Phil Mattingly (born December 16, 1983) is an American journalist who is CNN's chief domestic correspondent. Mattingly is the former co-anchor of CNN's flagship morning program CNN This Morning with Poppy Harlow. He is the network's former Chief White House correspondent, who received the 2023 White House Correspondents' Association Award for Excellence in Presidential Coverage Under Deadline Pressure – Broadcast.

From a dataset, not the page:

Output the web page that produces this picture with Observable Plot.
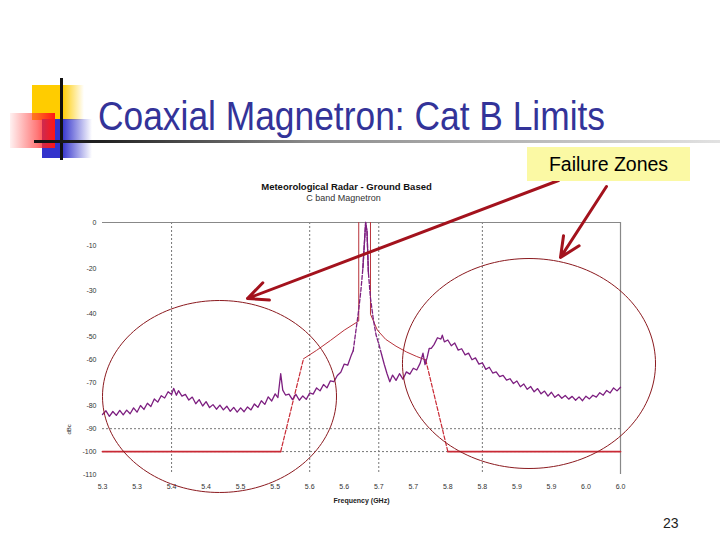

He also served as the network's senior White House correspondent and congressional correspondent. Previously, Mattingly worked at Bloomberg Television in Washington, D.C., where he served as that network's White House correspondent and a national political correspondent.

== Career ==
After graduating from Ohio State University (where he was on the baseball team) and then Boston University, Mattingly found work at The Lima News and then with Congressional Quarterly in 2007, as an economic and financial affairs reporter covering the banking committees and the financial crisis.

In 2010, Mattingly joined Bloomberg News where he served as a Finance and Economics Reporter and helped lead Bloomberg's coverage of the federal response to the financial crisis. In 2012, Mattingly was named as a Justice Department correspondent. In 2013, he was named as a White House correspondent covering the Obama administration. After a stint at the White House, Mattingly was named as Bloomberg's national political correspondent, covering the politics and policies behind the 2016 presidential campaigns.

In December 2015, Mattingly was hired by CNN as a New York City-based correspondent. He spent 2016 on the campaign trail covering Republican presidential candidates Chris Christie, John Kasich and Donald Trump. His work included a series of investigative pieces into Trump's business history, finances and taxes.

Later he was assigned to Capitol Hill as a congressional correspondent. In that role, Mattingly was one of the lead reporters contributing to CNN's extensive coverage of the Republican attempts to repeal and replace Obamacare, the Capitol Hill spending and shutdown battles, as well as each step of the process to overhaul the U.S. tax system. As part of that effort, he secured an exclusive interview with house Speaker Paul Ryan on the details of the GOP tax bill on the day it was first released.

Mattingly was the CNN correspondent who worked on the Multi-Touch Collaboration Wall, nicknamed the "Magic Wall" in the overnight hours of the televised live coverage of the 2020 United States presidential election. He was subsequently promoted to Senior White House correspondent for the incoming Biden administration on January 11, 2021. He succeeded Kaitlan Collins as CNN's Chief White House correspondent in November 2022 when Collins moved to CNN This Morning and succeeded Collins again as a co-anchor of This Morning in August 2023.

CNN This Morning was cancelled in February 2024; CNN CEO Mark Thompson stated that Mattingly would retain a New York-based position.

On February 28, 2024, CNN named Mattingly as the network's new chief domestic correspondent. He was once again assigned to cover Donald Trump's presidential campaign, and also covered special political events such as the 2024 nominating conventions.

== Personal life ==
Mattingly and his wife, Chelsea, married in December 2010. They have four children.